- _Data excerpt_:
********************

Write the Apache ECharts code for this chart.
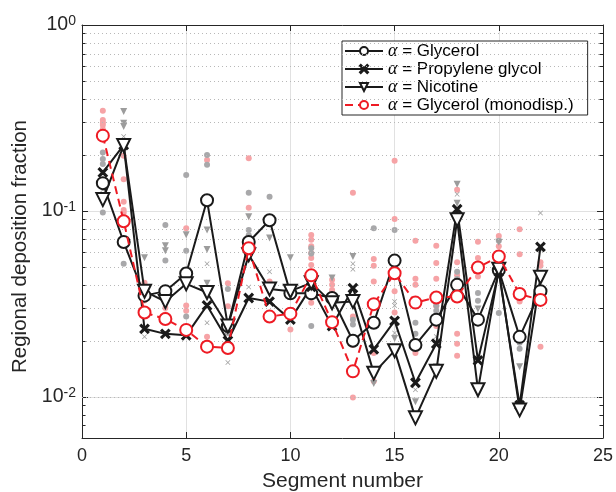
<!DOCTYPE html>
<html>
<head>
<meta charset="utf-8">
<script src="https://cdn.jsdelivr.net/npm/echarts@6/dist/echarts.min.js"></script>
<style>
  html, body { margin: 0; padding: 0; background: #fff; }
  #chart { width: 616px; height: 492px; }
</style>
</head>
<body>
<div id="chart"></div>
<script>
var segments = [1, 2, 3, 4, 5, 6, 7, 8, 9, 10, 11, 12, 13, 14, 15, 16, 17, 18, 19, 20, 21, 22];

// mean curves
var glycerol = [0.141, 0.068, 0.035, 0.037, 0.046, 0.114, 0.024, 0.068, 0.089, 0.036, 0.036, 0.034,
    0.020, 0.025, 0.054, 0.019, 0.026, 0.040, 0.026, 0.048, 0.021, 0.037];
var propylene = [0.161, 0.226, 0.0232, 0.0218, 0.0214, 0.031, 0.020, 0.034, 0.0325, 0.026, 0.039, 0.024,
    0.0384, 0.018, 0.0256, 0.0119, 0.0193, 0.102, 0.0157, 0.047, 0.009, 0.064];
var nicotine = [0.115, 0.225, 0.037, 0.0325, 0.0405, 0.0364, 0.024, 0.058, 0.038, 0.037, 0.041, 0.032,
    0.0325, 0.0134, 0.0177, 0.0077, 0.0137, 0.0895, 0.0109, 0.0485, 0.0085, 0.044];
var glycerolMono = [0.254, 0.088, 0.0284, 0.0262, 0.0229, 0.0186, 0.0183, 0.063, 0.027, 0.028, 0.045, 0.0252,
    0.0137, 0.0315, 0.0462, 0.0321, 0.0342, 0.0346, 0.0496, 0.0568, 0.0357, 0.0332];

// individual runs [segment, fraction]
var glycerolRuns = [[1, 0.206], [1, 0.190], [1, 0.179], [1, 0.098], [2, 0.052], [4, 0.084], [4, 0.054],
    [5, 0.156], [5, 0.061], [5, 0.027], [6, 0.200], [6, 0.177], [7, 0.038], [7, 0.022], [8, 0.125],
    [8, 0.079], [8, 0.074], [9, 0.119], [11, 0.063], [11, 0.059], [11, 0.024], [12, 0.0347],
    [13, 0.026], [13, 0.0245], [14, 0.0807], [15, 0.079], [16, 0.025], [16, 0.0218], [17, 0.0325],
    [17, 0.031], [17, 0.029], [18, 0.047], [18, 0.043], [19, 0.0362], [19, 0.0328], [20, 0.069],
    [20, 0.0282], [21, 0.0195], [21, 0.0181], [22, 0.0375]];
var propyleneRuns = [[1, 0.13], [2, 0.251], [3, 0.021], [6, 0.052], [6, 0.025], [7, 0.0153], [8, 0.039],
    [9, 0.047], [13, 0.052], [13, 0.0486], [15, 0.0325], [15, 0.031], [15, 0.022], [16, 0.0109],
    [17, 0.0211], [18, 0.123], [22, 0.0974], [22, 0.062]];
var nicotineRuns = [[2, 0.342], [2, 0.296], [2, 0.284], [3, 0.056], [4, 0.065], [4, 0.061], [5, 0.0743],
    [6, 0.079], [6, 0.062], [6, 0.0408], [8, 0.093], [9, 0.0714], [10, 0.056], [12, 0.0435],
    [13, 0.0568], [14, 0.0118], [15, 0.0206], [16, 0.0094], [17, 0.0145], [18, 0.139], [18, 0.11],
    [19, 0.0297], [20, 0.0678], [21, 0.0145]];
var monoRuns = [[1, 0.346], [1, 0.308], [1, 0.298], [1, 0.29], [1, 0.275], [2, 0.198], [2, 0.148],
    [2, 0.112], [2, 0.101], [2, 0.098], [3, 0.041], [3, 0.036], [3, 0.033], [4, 0.0325], [4, 0.030],
    [4, 0.0277], [5, 0.0807], [5, 0.031], [5, 0.029], [6, 0.188], [6, 0.021], [6, 0.0196], [7, 0.0408],
    [7, 0.0307], [8, 0.192], [8, 0.104], [9, 0.0417], [10, 0.023], [11, 0.0742], [11, 0.0699],
    [11, 0.0645], [11, 0.0593], [11, 0.0558], [11, 0.0512], [11, 0.032], [12, 0.0426], [12, 0.040],
    [12, 0.0375], [13, 0.125], [13, 0.027], [13, 0.019], [13, 0.0099], [14, 0.0551], [14, 0.0507],
    [14, 0.0417], [14, 0.0172], [14, 0.0121], [15, 0.186], [15, 0.0905], [15, 0.037], [15, 0.0284],
    [16, 0.069], [16, 0.0432], [16, 0.040], [16, 0.0172], [17, 0.065], [17, 0.0525], [17, 0.0431],
    [17, 0.0307], [17, 0.024], [18, 0.13], [18, 0.0529], [18, 0.045], [18, 0.0218], [18, 0.0193],
    [18, 0.0166], [19, 0.0682], [19, 0.0558], [19, 0.0443], [20, 0.0733], [20, 0.0645], [21, 0.0797],
    [21, 0.0585], [21, 0.0325], [22, 0.0529], [22, 0.0507], [22, 0.0186]];

var minorValues = [0.007, 0.008, 0.009, 0.02, 0.03, 0.04, 0.05, 0.06, 0.07, 0.08, 0.09,
    0.2, 0.3, 0.4, 0.5, 0.6, 0.7, 0.8, 0.9];

var FONT = "'Liberation Sans', Arial, Helvetica, sans-serif";
var INK = '#262626';
var BLACK = '#1a1a1a';
var RED = '#ee1b24';
var crossPath = 'path://M0,1L1,0L5,4L9,0L10,1L6,5L10,9L9,10L5,6L1,10L0,9L4,5Z';

function pairs(values) {
    var out = [];
    for (var i = 0; i < values.length; i++) {
        out.push([segments[i], values[i]]);
    }
    return out;
}

function powerLabel(value) {
    var e = Math.log10(value);
    if (Math.abs(e - Math.round(e)) > 1e-6) return '';
    return '{b|10}{s|' + Math.round(e) + '}';
}

// dotted minor grid and short minor ticks on both sides
var minorLines = [];
for (var i = 0; i < minorValues.length; i++) {
    minorLines.push({yAxis: minorValues[i]});
}
var minorTicks = [];
for (var j = 0; j < minorValues.length; j++) {
    var m = minorValues[j];
    minorTicks.push([{coord: [0, m]}, {coord: [0.17, m]}]);
    minorTicks.push([{coord: [24.83, m]}, {coord: [25, m]}]);
}

function meanSeries(name, values, symbol, color, size, extra) {
    var s = {
        name: name,
        type: 'line',
        data: pairs(values),
        symbol: symbol,
        symbolSize: size,
        showSymbol: true,
        z: 5,
        lineStyle: {color: color, width: 2},
        itemStyle: {color: color, borderColor: color, borderWidth: 2}
    };
    for (var k in extra) s[k] = extra[k];
    return s;
}

function runSeries(data, symbol, color, size, extra) {
    var s = {
        type: 'scatter',
        data: data,
        symbol: symbol,
        symbolSize: size,
        z: 2,
        silent: true,
        itemStyle: {color: color, opacity: 1}
    };
    for (var k in extra) s[k] = extra[k];
    return s;
}

var myChart = echarts.init(document.getElementById('chart'), null, {renderer: 'canvas'});

var option = {
    backgroundColor: '#fff',
    animation: false,
    textStyle: {fontFamily: FONT},
    grid: {left: 82, right: 13, top: 25, bottom: 54, containLabel: false, outerBoundsMode: 'none'},
    legend: {
        data: ['Glycerol', 'Propylene glycol', 'Nicotine', 'Glycerol (monodisp.)'],
        orient: 'vertical',
        left: 342,
        top: 41,
        padding: [1, 14, 1, 2],
        itemGap: 0,
        itemWidth: 38,
        itemHeight: 10,
        backgroundColor: '#fff',
        borderColor: INK,
        borderWidth: 1,
        borderRadius: 0,
        formatter: function (name) {
            return '{a|α} = ' + name;
        },
        textStyle: {
            fontFamily: FONT,
            fontSize: 17,
            lineHeight: 18,
            color: '#000',
            rich: {
                a: {fontFamily: "'Liberation Serif', 'DejaVu Serif', serif", fontStyle: 'italic', fontSize: 18, lineHeight: 18, color: '#000'}
            }
        }
    },
    xAxis: [
        {
            type: 'value',
            min: 0,
            max: 25,
            interval: 5,
            position: 'bottom',
            name: 'Segment number',
            nameLocation: 'middle',
            nameGap: 33,
            nameTextStyle: {fontFamily: FONT, fontSize: 21, color: INK},
            axisLine: {show: true, onZero: false, lineStyle: {color: INK, width: 1}},
            axisTick: {show: true, inside: true, length: 6, lineStyle: {color: INK}},
            axisLabel: {fontFamily: FONT, fontSize: 18, color: INK, margin: 9},
            splitLine: {show: true, lineStyle: {color: '#e1e1e1', width: 1}}
        },
        {
            type: 'value',
            min: 0,
            max: 25,
            interval: 5,
            position: 'top',
            axisLine: {show: true, onZero: false, lineStyle: {color: INK, width: 1}},
            axisTick: {show: true, inside: true, length: 6, lineStyle: {color: INK}},
            axisLabel: {show: false},
            splitLine: {show: false}
        }
    ],
    yAxis: [
        {
            type: 'log',
            logBase: 10,
            min: 0.006,
            max: 1,
            position: 'left',
            name: 'Regional deposition fraction',
            nameLocation: 'middle',
            nameGap: 51,
            nameTextStyle: {fontFamily: FONT, fontSize: 20.5, color: INK, padding: [0, 30, 0, 0]},
            axisLine: {show: true, onZero: false, lineStyle: {color: INK, width: 1}},
            axisTick: {show: true, inside: true, length: 6, lineStyle: {color: INK}},
            axisLabel: {
                margin: 6,
                formatter: powerLabel,
                rich: {
                    b: {fontFamily: FONT, fontSize: 19.5, color: INK},
                    s: {fontFamily: FONT, fontSize: 14, color: INK, verticalAlign: 'top', padding: [0, 0, 8, 0]}
                }
            },
            splitLine: {show: true, lineStyle: {color: '#e1e1e1', width: 1}}
        },
        {
            type: 'log',
            logBase: 10,
            min: 0.006,
            max: 1,
            position: 'right',
            axisLine: {show: true, onZero: false, lineStyle: {color: INK, width: 1}},
            axisTick: {show: true, inside: true, length: 6, lineStyle: {color: INK}},
            axisLabel: {show: false},
            splitLine: {show: false}
        }
    ],
    series: [
        {
            type: 'line',
            data: [[1, 0.1]],
            symbol: 'none',
            silent: true,
            z: 1,
            lineStyle: {opacity: 0},
            markLine: {
                silent: true,
                symbol: 'none',
                label: {show: false},
                animation: false,
                lineStyle: {color: '#b8b8b8', width: 1, type: [1, 3]},
                data: minorLines
            }
        },
        {
            type: 'line',
            data: [[1, 0.1]],
            symbol: 'none',
            silent: true,
            z: 6,
            lineStyle: {opacity: 0},
            markLine: {
                silent: true,
                symbol: 'none',
                label: {show: false},
                animation: false,
                lineStyle: {color: INK, width: 1, type: 'solid'},
                data: minorTicks
            }
        },
        runSeries(monoRuns, 'circle', '#f6a3a6', 6),
        runSeries(glycerolRuns, 'circle', '#a8a8aa', 6),
        runSeries(nicotineRuns, 'triangle', '#9c9c9c', 7, {symbolRotate: 180}),
        runSeries(propyleneRuns, crossPath, '#9c9c9c', 5),
        meanSeries('Glycerol', glycerol, 'emptyCircle', BLACK, 12),
        meanSeries('Propylene glycol', propylene, crossPath, BLACK, 8),
        meanSeries('Nicotine', nicotine, 'emptyTriangle', BLACK, 13, {symbolRotate: 180}),
        meanSeries('Glycerol (monodisp.)', glycerolMono, 'emptyCircle', RED, 12, {
            z: 7,
            lineStyle: {color: RED, width: 2, type: [8, 5]}
        })
    ]
};

myChart.setOption(option);
</script>
</body>
</html>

********************

Return nothing but the lines running from the start of the data to the line with "20, 21, 22];", please, both ends included and no pictures.

Write the Apache ECharts code for this chart.
<!DOCTYPE html>
<html>
<head>
<meta charset="utf-8">
<script src="https://cdn.jsdelivr.net/npm/echarts@6/dist/echarts.min.js"></script>
<style>
  html, body { margin: 0; padding: 0; background: #fff; }
  #chart { width: 616px; height: 492px; }
</style>
</head>
<body>
<div id="chart"></div>
<script>
var segments = [1, 2, 3, 4, 5, 6, 7, 8, 9, 10, 11, 12, 13, 14, 15, 16, 17, 18, 19, 20, 21, 22];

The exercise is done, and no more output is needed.